Alkaline phosphatase responsive disulfide formation for transforming into fiber structure inside mitochondria of senescent cells

Abstract

The intracellular biomacromolecules including proteins, DNA, and polysaccharides, play an important role to perform cellular function. Theses macromolecules have specific structure synthesized by the self-assembly of small molecules such as amino acids, nucleotides, and monossacharides, but they have distinct properties that the small molecules do not have. Interestingly, the structure could be transformed into two or more alternative conformations under a given environment, which is related to multiple physiological activities of biological entities.

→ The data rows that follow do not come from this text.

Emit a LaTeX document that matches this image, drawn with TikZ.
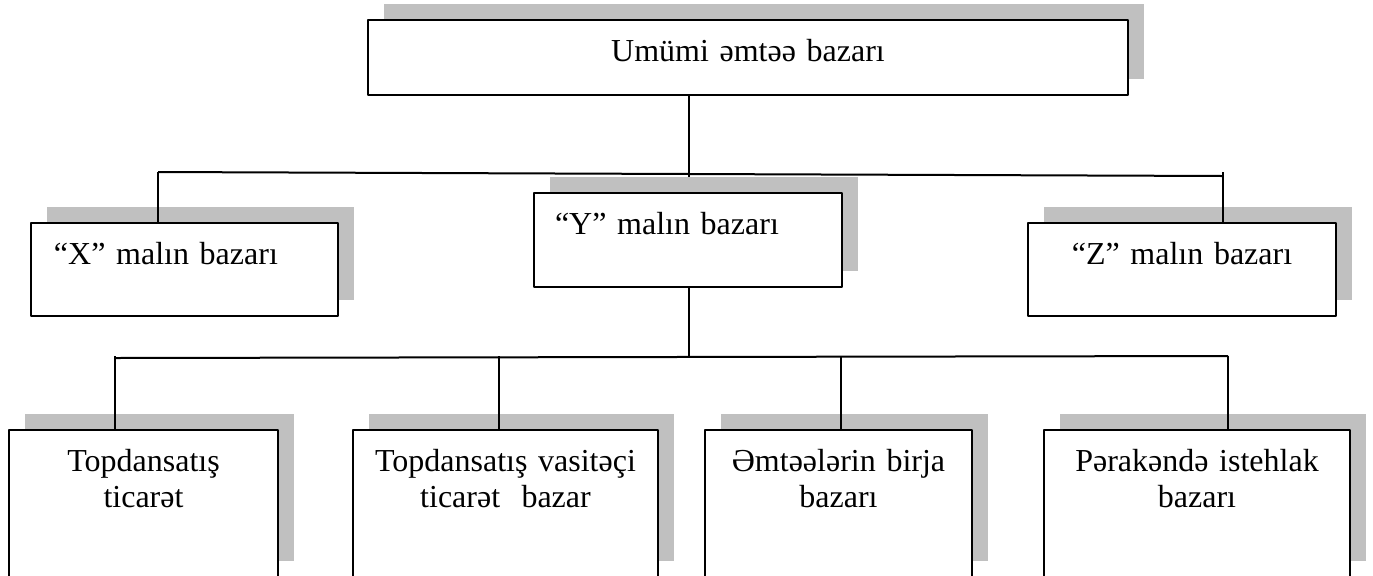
\documentclass[tikz,border=0pt]{standalone}
\usepackage{fontspec}
\setmainfont{Liberation Serif}
\usetikzlibrary{shadows}
\definecolor{shadowgray}{RGB}{192,192,192}
\tikzset{
  market/.style={draw,fill=white,line width=1pt,anchor=north west,inner xsep=4pt,inner ysep=0pt,
    text height=20.5pt,align=center,font=\fontsize{16}{18.4}\selectfont,
    general shadow={fill=shadowgray,shadow xshift=8pt,shadow yshift=8pt}},
  link/.style={line width=1pt}
}
\begin{document}
\begin{tikzpicture}[x=0.5pt,y=-0.5pt,line join=round]
\useasboundingbox (0,0) rectangle (1373,575);
% top level
\node[market,text width=372pt,text depth=17pt] (total) at (367,19) {Umümi əmtəə bazarı};
% goods markets
\node[market,inner xsep=11.5pt,text width=130.5pt,text depth=26pt,align=left] (mX) at (30,222) {“X” malın bazarı};
\node[market,inner xsep=10.5pt,text width=133pt,text depth=26.5pt,align=left] (mY) at (533,192) {“Y” malın bazarı};
\node[market,text width=146pt,text depth=26pt] (mZ) at (1027,222) {“Z” malın bazarı};
% kinds of market
\node[market,text width=126.5pt,text depth=53pt] (wholesale) at (8,429) {Topdansatış\\ticarət};
\node[market,text width=144.5pt,text depth=53pt] (broker) at (352,429) {Topdansatış vasitəçi\\ticarət\ \ bazar};
\node[market,text width=125.5pt,text depth=53pt] (exchange) at (704,429) {Əmtəələrin birja\\bazarı};
\node[market,text width=145pt,text depth=53pt] (retail) at (1043,429) {Pərakəndə istehlak\\bazarı};
% upper bus
\coordinate (upL) at (158,172);
\coordinate (upM) at (689,177);
\coordinate (upR) at (1223,176);
\draw[link] (upL) -- (upR);
\draw[link] (total.south -| upM) -- (upM);
\draw[link] (upL) -- (upL |- mX.north);
\draw[link] (upR |- upL) -- (upR |- mZ.north);
% lower bus
\coordinate (loL) at (115,358);
\coordinate (loR) at (1228,356);
\draw[link] (loL) -- (loR);
\draw[link] (mY.south -| upM) -- (upM |- loL);
\foreach \kind/\xpos in {wholesale/115,broker/499,exchange/841,retail/1228}
  \draw[link] (\xpos,356) -- (\kind.north -| \xpos,0);
\end{tikzpicture}
\end{document}
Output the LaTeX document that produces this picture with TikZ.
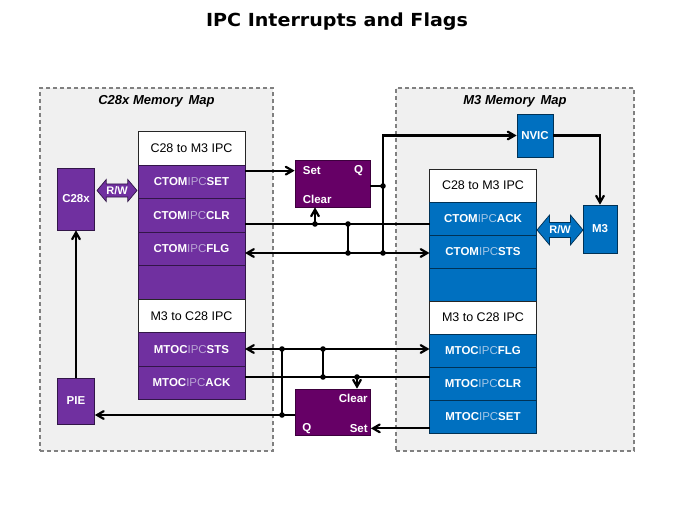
\documentclass[tikz,border=0pt]{standalone}
\usepackage{fontspec}
\setmainfont{Liberation Sans}
\newfontfamily\titlefont{DejaVu Sans}[FakeStretch=1.06]
\usepackage{xcolor}
\usepackage{tikz}
\usetikzlibrary{shapes.arrows, arrows, positioning}

\definecolor{regpurple}{HTML}{7030A0}
\definecolor{regblue}{HTML}{0070C0}
\definecolor{ffpurple}{HTML}{660066}
\definecolor{ipcpurple}{HTML}{B9A4D4}
\definecolor{ipcblue}{HTML}{A3C6E6}
\definecolor{mapgray}{HTML}{F0F0F0}
\definecolor{mapedge}{HTML}{808080}

\newcommand{\ipcp}[2]{#1{\mdseries\color{ipcpurple}IPC}#2}
\newcommand{\ipcb}[2]{#1{\mdseries\color{ipcblue}IPC}#2}

\tikzstyle{memmap} = [rectangle, draw=mapedge, fill=mapgray, line width=1.3pt, dash pattern=on 4pt off 3pt, inner sep=0pt, outer sep=0pt]
\tikzstyle{maptitle} = [inner sep=0pt, font=\fontsize{13}{15}\selectfont\bfseries\itshape]
\tikzstyle{header} = [rectangle, minimum width=107pt, minimum height=33.5pt, inner sep=0pt, outer sep=0pt, draw=black!85, line width=0.7pt, fill=white, font=\fontsize{12.5}{14}\selectfont]
\tikzstyle{headerb} = [header, minimum height=33pt]
\tikzstyle{cregp} = [header, fill=regpurple, draw=regpurple!45!black, text=white, font=\fontsize{11.5}{13}\selectfont\bfseries]
\tikzstyle{cregb} = [headerb, fill=regblue, draw=regblue!45!black, text=white, font=\fontsize{11.5}{13}\selectfont\bfseries]
\tikzstyle{cpup} = [rectangle, minimum width=37pt, inner sep=0pt, draw=regpurple!45!black, line width=0.7pt, fill=regpurple, text=white, font=\fontsize{11.5}{13}\selectfont\bfseries]
\tikzstyle{cpub} = [cpup, draw=regblue!45!black, fill=regblue]
\tikzstyle{ffbox} = [rectangle, minimum width=75pt, draw=ffpurple!60!black, line width=0.7pt, fill=ffpurple]
\tikzstyle{fflabel} = [inner sep=0pt, text=white, font=\fontsize{11.5}{13}\selectfont\bfseries]
\tikzstyle{rwarrow} = [double arrow, double arrow tip angle=100, double arrow head extend=4pt, inner sep=1.5pt, draw=regpurple!45!black, line width=0.7pt, fill=regpurple, text=white, font=\fontsize{11}{12}\selectfont\bfseries]
\tikzstyle{line} = [line width=2.2pt]
\tikzstyle{arrow} = [line width=2.2pt,->,>=angle 60]
\tikzstyle{dblarrow} = [line width=2.2pt,<->,>=angle 60]

\begin{document}
\begin{tikzpicture}[x=1pt, y=-1pt]
    \useasboundingbox (0,0) rectangle (674,506);
    \node (title) at (337,22) {\titlefont\bfseries\fontsize{18}{20}\selectfont IPC Interrupts and Flags};

    % memory maps
    \node (c28map) [memmap, minimum width=233pt, minimum height=363pt] at (156.5,269.5) {};
    \node (m3map) [memmap, minimum width=238pt, minimum height=363pt] at (515,269.5) {};
    \node (c28title) [maptitle, below=7pt of c28map.north] {C28x Memory\,  Map};
    \node (m3title) [maptitle, below=7pt of m3map.north] {M3 Memory\,  Map};

    % C28x side registers
    \node (c28hdr) [header] at (191.5,148.5) {C28 to M3 IPC};
    \node (ctomset) [cregp, below=0pt of c28hdr] {\ipcp{CTOM}{SET}};
    \node (ctomclr) [cregp, below=0pt of ctomset] {\ipcp{CTOM}{CLR}};
    \node (ctomflg) [cregp, below=0pt of ctomclr] {\ipcp{CTOM}{FLG}};
    \node (c28blank) [cregp, below=0pt of ctomflg] {};
    \node (c28hdrb) [header, below=0pt of c28blank] {M3 to C28 IPC};
    \node (mtocsts) [cregp, below=0pt of c28hdrb] {\ipcp{MTOC}{STS}};
    \node (mtocack) [cregp, below=0pt of mtocsts] {\ipcp{MTOC}{ACK}};

    % M3 side registers
    \node (m3hdr) [headerb] at (483,185.5) {C28 to M3 IPC};
    \node (ctomack) [cregb, below=0pt of m3hdr] {\ipcb{CTOM}{ACK}};
    \node (ctomsts) [cregb, below=0pt of ctomack] {\ipcb{CTOM}{STS}};
    \node (m3blank) [cregb, below=0pt of ctomsts] {};
    \node (m3hdrb) [headerb, below=0pt of m3blank] {M3 to C28 IPC};
    \node (mtocflg) [cregb, below=0pt of m3hdrb] {\ipcb{MTOC}{FLG}};
    \node (mtocclr) [cregb, below=0pt of mtocflg] {\ipcb{MTOC}{CLR}};
    \node (mtocset) [cregb, below=0pt of mtocclr] {\ipcb{MTOC}{SET}};

    % cpus
    \node (c28x) [cpup, minimum height=62pt] at (76,199) {C28x};
    \node (pie) [cpup, minimum height=46pt] at (76,401) {PIE};
    \node (nvic) [cpub, minimum width=36pt, minimum height=43pt] at (535,135.5) {NVIC};
    \node (m3) [cpub, minimum width=34pt, minimum height=48pt] at (600,229) {M3};
    \node (rwa) [rwarrow, minimum height=40pt, minimum width=22pt] at (117,190.5) {R/W};
    \node (rwb) [rwarrow, draw=regblue!45!black, fill=regblue, double arrow head extend=6pt, minimum height=46pt, minimum width=30pt] at (560,230) {R/W};

    % flag flip-flops
    \node (ffa) [ffbox, minimum height=47pt] at (332.5,183.5) {};
    \node (ffaset) [fflabel, anchor=west] at ([xshift=8pt, yshift=-11pt]ffa.north west) {Set};
    \node (ffaq) [fflabel, anchor=east] at ([xshift=-7pt, yshift=-11pt]ffa.north east) {Q};
    \node (ffaclr) [fflabel, anchor=west] at ([xshift=8pt, yshift=8pt]ffa.south west) {Clear};
    \node (ffb) [ffbox, minimum height=46pt] at (333,412) {};
    \node (ffbclr) [fflabel, anchor=east] at ([xshift=-3pt, yshift=-10pt]ffb.north east) {Clear};
    \node (ffbq) [fflabel, anchor=west] at ([xshift=7pt, yshift=7pt]ffb.south west) {Q};
    \node (ffbset) [fflabel, anchor=east] at ([xshift=-3pt, yshift=7pt]ffb.south east) {Set};

    \coordinate (jclra) at (315,224);
    \coordinate (jclrb) at (348,224);
    \coordinate (jq) at (383,186);
    \coordinate (jflga) at (348,253);
    \coordinate (jflgb) at (383,253);
    \coordinate (jstsa) at (282,349);
    \coordinate (jstsb) at (323,349);
    \coordinate (jacka) at (323,377);
    \coordinate (jackb) at (357,377);
    \coordinate (jqb) at (282,415);

    % C28 to M3
    \draw [arrow] (ctomset.east |- ffaset) -- (ffa.west |- ffaset);
    \draw [line] (ctomclr.east |- jclra) -- (ctomack.west |- jclra);
    \draw [arrow] (jclra) -- (jclra |- ffa.south);
    \draw [line] (jclrb) -- (jflga);
    \draw [line] (ffa.east |- jq) -- (jq) -- (jflgb);
    \draw [arrow] (jq) |- (nvic.west);
    \draw [arrow] (nvic.east) -| (m3.north);
    \draw [dblarrow] (ctomflg.east |- jflga) -- (ctomsts.west |- jflga);

    % M3 to C28
    \draw [dblarrow] (mtocsts.east |- jstsa) -- (mtocflg.west |- jstsa);
    \draw [line] (mtocack.east |- jacka) -- (mtocclr.west |- jacka);
    \draw [line] (jacka) -- (jstsb);
    \draw [arrow] (jackb) -- (jackb |- ffb.north);
    \draw [arrow] (mtocset.west |- ffbset) -- (ffb.east |- ffbset);
    \draw [arrow] (ffb.west |- jqb) -- (pie.east |- jqb);
    \draw [line] (jqb) -- (jstsa);
    \draw [arrow] (pie) -- (c28x);

    \fill (jclra) circle (2.8pt) (jclrb) circle (2.8pt) (jq) circle (2.8pt)
          (jflga) circle (2.8pt) (jflgb) circle (2.8pt) (jstsa) circle (2.8pt)
          (jstsb) circle (2.8pt) (jacka) circle (2.8pt) (jackb) circle (2.8pt)
          (jqb) circle (2.8pt);
\end{tikzpicture}
\end{document}
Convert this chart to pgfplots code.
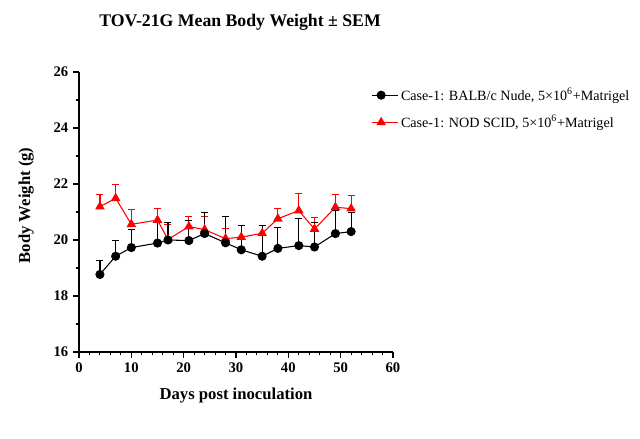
\documentclass[border=0pt]{standalone}
\usepackage{fontspec}
\setmainfont{Liberation Serif}
\usepackage{pgfplots}
\pgfplotsset{compat=1.18}
\usetikzlibrary{calc}

% mean body weight (g) and SEM per group
\pgfplotstableread{
day  w      sem
4    18.77  0.49
7    19.42  0.56
10   19.73  0.65
15   19.89  0.73
17   20.00  0.62
21   19.98  0.73
24   20.23  0.75
28   19.90  0.95
31   19.65  0.86
35   19.42  1.09
38   19.70  0.74
42   19.80  0.96
45   19.75  0.88
49   20.23  0.83
52   20.30  0.69
}\nude
\pgfplotstableread{
day  w      sem
4    21.19  0.44
7    21.49  0.49
10   20.56  0.52
15   20.71  0.41
17   20.02  0.52
21   20.48  0.35
24   20.37  0.46
28   20.05  0.37
31   20.10  0.41
35   20.24  0.28
38   20.76  0.36
42   21.05  0.60
45   20.39  0.41
49   21.17  0.46
52   21.12  0.48
}\scid

\pgfplotsset{
  nudestyle/.style={black, line width=0.8pt, mark=*, mark size=3pt},
  scidstyle/.style={red, line width=0.8pt, mark=triangle*, mark size=3.4pt},
}

\begin{document}
\begin{tikzpicture}
\begin{axis}[
  name=main,
  scale only axis,
  width=235.5pt, height=210pt,
  xmin=0, xmax=60, ymin=16, ymax=26,
  xtick={0,10,...,60}, minor x tick num=4,
  ytick={16,18,...,26}, minor y tick num=1,
  axis x line*=bottom, axis y line*=left,
  axis line style={line width=0.8pt},
  tick align=outside,
  major tick length=4.5pt, minor tick length=2.5pt,
  tick style={line width=0.8pt, black},
  /pgf/number format/assume math mode=true,
  tick label style={font=\fontsize{11}{13}\selectfont\bfseries},
  xlabel={\fontsize{12.5}{14}\selectfont\bfseries Days post inoculation},
  ylabel={\fontsize{12.5}{14}\selectfont\bfseries Body Weight (g)},
  xlabel style={yshift=-5pt},
  ylabel style={yshift=8pt, xshift=5pt},
  clip=false,
  legend cell align=left,
  legend style={at={(0.930,0.95)}, anchor=north west, draw=none, fill=none,
    font=\fontsize{10.6}{13}\selectfont, row sep=7pt, inner sep=0pt,
    nodes={inner sep=1.5pt}},
  legend image code/.code={%
    \path (0pt,0pt) -- (20pt,0pt);
    \draw[#1] (0pt,0pt) -- (14pt,0pt);
    \draw[#1, mark repeat=2, mark phase=2] plot coordinates {(0pt,0pt) (7pt,0pt) (14pt,0pt)};},
]
\addlegendimage{nudestyle}
\addlegendentry{Case-1: BALB/c Nude, 5×10\textsuperscript{6}+Matrigel}
\addlegendimage{scidstyle}
\addlegendentry{Case-1: NOD SCID, 5×10\textsuperscript{6}+Matrigel}
% NOD SCID group
\addplot[scidstyle, forget plot,
  error bars/.cd, y dir=plus, y explicit,
  error bar style={line width=0.9pt, red},
  error mark options={rotate=90, mark size=2.6pt, line width=0.9pt, red}]
  table[x=day, y=w, y error=sem] {\scid};
% BALB/c nude group
\addplot[nudestyle, forget plot,
  error bars/.cd, y dir=plus, y explicit,
  error bar style={line width=0.9pt, black},
  error mark options={rotate=90, mark size=2.6pt, line width=0.9pt, black}]
  table[x=day, y=w, y error=sem] {\nude};
\end{axis}
% title (1px = 0.75pt, origin at the axis' lower left corner)
\node[font=\fontsize{13.3}{15}\selectfont\bfseries] at ($(main.south west)+(120.75pt,247.5pt)$) {TOV-21G Mean Body Weight ± SEM};
% page extent
\pgfresetboundingbox
\path ($(main.south west)+(-59.25pt,-65.25pt)$) rectangle ($(main.south west)+(420.75pt,264pt)$);
\end{tikzpicture}
\end{document}
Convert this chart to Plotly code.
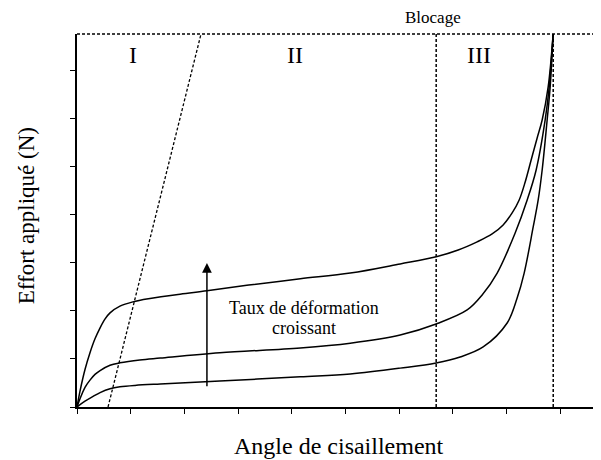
import plotly.graph_objects as go

# Data (axis units: x ticks = 1 unit, y ticks = 1 unit)
top_x = [0, 0.056, 0.149, 0.242, 0.335, 0.43, 0.52, 0.615, 0.80, 1.04, 1.36, 1.92, 2.42, 3.2, 4.16, 5.09, 6.02, 6.69, 7.10, 7.453, 7.732, 7.937, 8.105, 8.236, 8.348, 8.459, 8.571, 8.664, 8.776, 8.869]
top_y = [0, 0.33, 0.78, 1.13, 1.42, 1.65, 1.83, 1.96, 2.10, 2.19, 2.26, 2.35, 2.42, 2.54, 2.67, 2.79, 2.98, 3.13, 3.27, 3.44, 3.604, 3.792, 4.042, 4.3125, 4.688, 5.146, 5.604, 5.979, 6.667, 7.77]

mid_x = [0, 0.056, 0.149, 0.242, 0.335, 0.43, 0.615, 0.80, 1.17, 1.55, 2.66, 4.16, 5.09, 6.02, 6.689, 7.267, 7.546, 7.826, 8.161, 8.385, 8.552, 8.720, 8.795, 8.869]
mid_y = [0, 0.17, 0.41, 0.56, 0.68, 0.76, 0.87, 0.92, 0.98, 1.02, 1.13, 1.23, 1.33, 1.50, 1.73, 2.021, 2.333, 2.79, 3.625, 4.3125, 4.9375, 5.979, 6.667, 7.77]

low_x = [0, 0.149, 0.30, 0.43, 0.615, 0.80, 1.08, 1.55, 2.66, 4.16, 5.09, 6.02, 6.689, 7.136, 7.565, 8.012, 8.198, 8.329, 8.497, 8.590, 8.664, 8.757, 8.813, 8.869]
low_y = [0, 0.12, 0.22, 0.30, 0.38, 0.42, 0.45, 0.48, 0.54, 0.63, 0.69, 0.81, 0.917, 1.042, 1.25, 1.75, 2.27, 2.79, 3.75, 4.3125, 4.9375, 5.979, 6.667, 7.77]

slant_x = [0.578, 2.31]
slant_y = [0, 7.77]

zone_bounds = [6.69, 8.87]   # start of zone III, blocage
x_range = [0, 9.76]
y_range = [0, 7.77]

zone_labels = ["I", "II", "III"]
zone_label_x = [1.04, 4.06, 7.49]
zone_label_y = 7.33

arrow_x = 2.42
arrow_y = [0.40, 3.0]

FONT = "Liberation Serif, Times New Roman, serif"

fig = go.Figure()
for xs, ys in [(top_x, top_y), (mid_x, mid_y), (low_x, low_y)]:
    fig.add_trace(go.Scatter(x=xs, y=ys, mode="lines",
                             line=dict(color="black", width=1.5, shape="spline", smoothing=1.0),
                             showlegend=False, hoverinfo="skip"))

fig.add_trace(go.Scatter(x=slant_x, y=slant_y, mode="lines",
                         line=dict(color="black", width=1.3, dash="3px,2px"),
                         showlegend=False, hoverinfo="skip"))

shapes = [dict(type="line", xref="paper", yref="paper", x0=0, x1=1, y0=1, y1=1,
               line=dict(color="black", width=1.5, dash="3px,2px"))]
for b in zone_bounds:
    shapes.append(dict(type="line", xref="x", yref="paper", x0=b, x1=b, y0=0, y1=1,
                       line=dict(color="black", width=1.5, dash="3px,2px")))

annotations = []
for lab, lx in zip(zone_labels, zone_label_x):
    annotations.append(dict(x=lx, y=zone_label_y, xref="x", yref="y", text=lab,
                            showarrow=False, font=dict(family=FONT, size=24, color="black")))
annotations.append(dict(x=6.63, y=1.043, xref="x", yref="paper", text="Blocage",
                        showarrow=False, yanchor="middle",
                        font=dict(family=FONT, size=17, color="black")))
annotations.append(dict(x=4.23, y=2.07, xref="x", yref="y", text="Taux de déformation",
                        showarrow=False, font=dict(family=FONT, size=18, color="black")))
annotations.append(dict(x=4.23, y=1.65, xref="x", yref="y", text="croissant",
                        showarrow=False, font=dict(family=FONT, size=18, color="black")))
annotations.append(dict(x=arrow_x, y=arrow_y[1], ax=arrow_x, ay=arrow_y[0], xref="x", yref="y",
                        axref="x", ayref="y", text="", showarrow=True, arrowhead=2,
                        arrowsize=1.3, arrowwidth=1.5, arrowcolor="black"))
annotations.append(dict(x=0.5, y=-0.104, xref="paper", yref="paper", text="Angle de cisaillement",
                        showarrow=False, yanchor="middle",
                        font=dict(family=FONT, size=24, color="black")))
annotations.append(dict(x=-0.097, y=0.512, xref="paper", yref="paper", text="Effort appliqué (N)",
                        showarrow=False, textangle=-90, xanchor="center", yanchor="middle",
                        font=dict(family=FONT, size=23, color="black")))

# The page body has an 8px default margin, so the figure is offset by 8px.
fig.update_layout(
    width=593, height=452,
    margin=dict(l=69, r=0, t=26, b=53),
    paper_bgcolor="white", plot_bgcolor="white",
    shapes=shapes, annotations=annotations,
    xaxis=dict(range=x_range, showgrid=False, zeroline=False, showline=True,
               linecolor="black", linewidth=2, ticks="outside", ticklen=5, tickwidth=1,
               tickcolor="black", tick0=0, dtick=1, showticklabels=False, fixedrange=True),
    yaxis=dict(range=y_range, showgrid=False, zeroline=False, showline=True,
               linecolor="black", linewidth=2, ticks="outside", ticklen=5, tickwidth=1,
               tickcolor="black", tick0=0, dtick=1, showticklabels=False, fixedrange=True),
)

fig.write_html("out.html")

From this perspective, understanding the mechanism of structural transformation could open a new chapter to explore artificial chemical system that imitates bioprocesses. Herein, we developed intracellular transformable assembly system via disulfide formation, in which the spherical structure (inactive form) would be transformed into the fiber structure (active form) for regulating cellular fate. The designed monomer, in which the thiol groups were blocked by phosphate groups, did not form a disulfide bond and assembled into a spherical structure in a zwitterionic form. The p-Mito-1 undergoes rapid dephosphorylation catalyzed by ALP to form Mito-1, thereby accumulating into mitochondria and transforming into fiber structure through disulfide formation by reactive oxygen species (ROS). The resulting fiber structure disrupted the mitochondrial membrane, leading to activation of apoptotic signaling toward senescent cell.